Thoroughly fascinating.
Factual-sloppiness-as-virtue is not that new an idea: forum members may recall that last year, the Dean of Engineering Education at Purdue declared academic rigor to be morally suspect, because it was used to oppress women and people of “color.” She was not laughed out of her position; the Dean of Engineering promptly declared her support and approval for her colleague, whom she her self had hired, mere months earlier.
Can’t wait to see Adam Weinstein’s book. Among other things, I’m not sure what a Belton gun is. The author does seem characteristically flip about details, a common failing among Left/Progressives (even as they chide the rest of us for supposed “inaccuracies”).

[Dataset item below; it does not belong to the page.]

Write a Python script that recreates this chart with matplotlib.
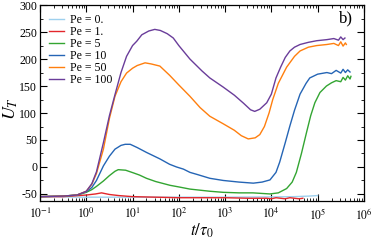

Yet another argument from authority: “I’m a shooter and collector, 3rd generation. Do my bidding because my statements carry more weight.” Sounds just like Ralph Peters, who made a fool of himself last week.
Note the sly appeal to emotion: the late Eugene Stoner’s family is distressed when gun-rights advocates bandy his name about. Pure double-bind verbal acrobatics: anti-gun activists, school-shooting “victims,” and families of deceased engineers must be given greater validity because they are distraught. Feelings are everything, reality nothing.
True enough. I'll admit it makes me a lot more polite.
“...A semi-automatic M1 or M2 Carbine can hold up to 45 rounds of .30 caliber ammunition. A semi-auto 8-shot M1 Garand of World War II vintage fires 30.06 rounds ideal for hunting dear. ...” [from Matt Philbin’s blog post to newsbusters.org]
newsbusters had better brush up its fact-checking and editing. After this blog post dissecting Adam Weinstein’s article, we can be sure the anti-gun contingent will become extra-picky. To say nothing about hunting deer in preference to dear (some anti-gun ad campaigns have already taken that smarmy route, suggesting that hunters would be better served pursuing illicit sexual liaisons, than going afield pursuing game. Issues of “What is true manliness?” were hinted at).
Waiting to discover where a 45-shot 30 Carbine magazine can be had - not to mention semi-only M2 Carbines. M1 Carbine prices are dear enough as is.
Prospective hunters are advised to leave any M1 Garand they might be fortunate enough to own at home while hunting. Those states that allow hunting deer with autoloading rifles limit magazine capacity to five shots or fewer. Yes, five-shot Garand clips can be purchased, but some jurisdictions will ban Garand use regardless: the plain fact is, originals were built to hold a full eight rounds. Conservation field officers have wiggle-room, but it isn’t smart to expect them to bend rules that far in your favor.
“... In the hands of a law abiding citizen, no weapon is a danger. ...” [South Dakota, post 18]
“In the hands of a law abiding citizen, no weapon is a danger, except to those who would attack him ...”[JimRed, post 50]
I would respectfully submit that South Dakota’s original phrasing describes reality more closely.
A weapon is a tool: no willpower nor moral agency in and of itself.
To paraphrase the late Robert A Heinlein, there are no dangerous weapons, only dangerous men.
And I’ll be bold enough to add this: in the hands of a dangerous man, anything is a weapon.
Semantics. To-may-toe...to-mah-to. It is a danger IF you attack the armed law-abiding citizen, though not of itself. An unarmed law-abiding citizen is less of a danger to his attacker than an armed one. It’s kind’a like arguing how many angels can dance on the head of a pin...as many as God wants!